En la bulla popular de la Pastora está mi madre. Es Domingo de Ramos por la tarde, casi a la caída del sol, aunque el sol se bate en retirada un poquito después y todavía molesta. La Borriquita se ha recogido ya en La Salle y la tropa de niños ha vuelto a su casa. Aquí hay mucha gente, en esa medida del gentío que es nuestro barrio, nada que ver con otros. Va a salir la Oración en el Huerto y la Virgen de Gracia y Esperanza. Ella de verde y Él de verde olivo. Hay un enorme olivo en el paso y la Virgen tiene alrededor canastillas de rosas y varas de nardos que lo perfuman todo. El aroma durará el tiempo exacto de marcharse buscando la calle Ancha, la que está sembrada de naranjos y azahares que también sueltan su sonido oloroso donde quiera que sea. Con las naranjas jugamos los niños del colegio, que está al lado, casi en la esquina. Apretujadas en el gentío, la madre y las hijas, algunas amigas de la calle, vecinas del alma, compañeras, esperamos que suene la música otra vez, y que los pasos salgan y se muevan a su compás, mientras levantamos la cabeza con intención de verlo casi todo. Las casas de alrededor, el conjunto de calles, se ha preparado para recibirlos y se ve el brillo blanco de la cal y el amarillo albero de los festones y el zócalo de piedra ostionera de cada una. Mi madre no parece cansada y así seguirá muchos años hasta que un día, de pronto, olvide lo que ha sido.
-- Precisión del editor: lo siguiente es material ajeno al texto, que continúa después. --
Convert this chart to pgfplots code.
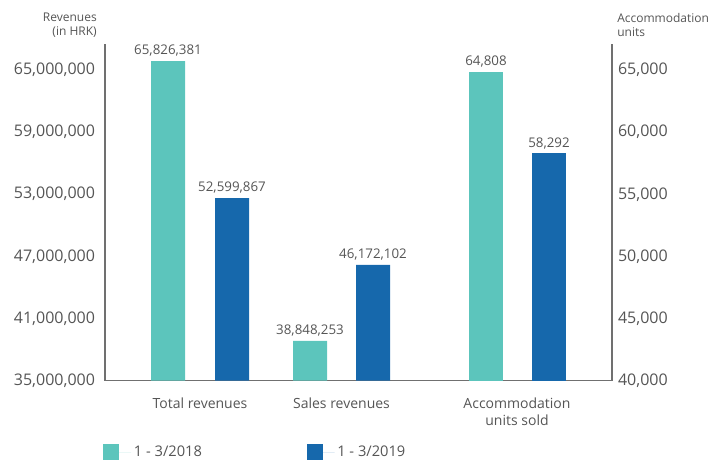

Pero esa tarde de Domingo de Ramos está feliz porque sabe que al día siguiente recibirá en la casa uno de esos cestos de flores de la Virgen, que durará algún tiempo gracias a la aspirina. 

Así cada día de la Semana Santa tiene un porqué y tiene un paraíso. La Cruz del Cristo sube y baja y los chiquillos esperamos el momento en que va a comenzar a moverse. La Virgen de Mater Amabilis no lleva palio, es una Dolorosa azul, de manto azul, coronada de estrellas sin bambalinas. Uno de esos días vislumbraremos en el amanecer la imagen incierta de mi abuelo Luis que viene a traer pestiños. Al Medinaceli y a la Columna iremos a verlos Magdalena y yo, huyendo de los niños de la pandilla que no nos dejan concentrarnos en el silencio de su contemplación. Mi túnica negra, el cinturón de esparto y el capirote están preparados para salir y para aguantar las horas de pie y el hambre de bocadillo de jamón. No distinguimos cofradías de negro o de blanco, serias o alegres, solo sabemos que vienen de los puntos cardinales de la ciudad en forma de iglesias y de barrios. De la Pastora, la Bazán, el Cristo, el Parque, la Ardila, la Iglesia Mayor, la Salle, San Francisco y la Casería. Fieles a nuestro estilo de no pertenecer a nada, ninguno de nosotros conoce el vocabulario cofrade, ni ha oído hablar de "capillitas", ni reconoce las marchas. Con sencillez y sin escribir ningún tratado, sin pregones, alejados del bullicio, de la carrera oficial y de la expresión sabihonda de quienes ponen nombre a casi todo, nosotros, la familia, aspiramos con libertad ese efímero aroma perdurable que es, que fue, nuestra Semana Santa.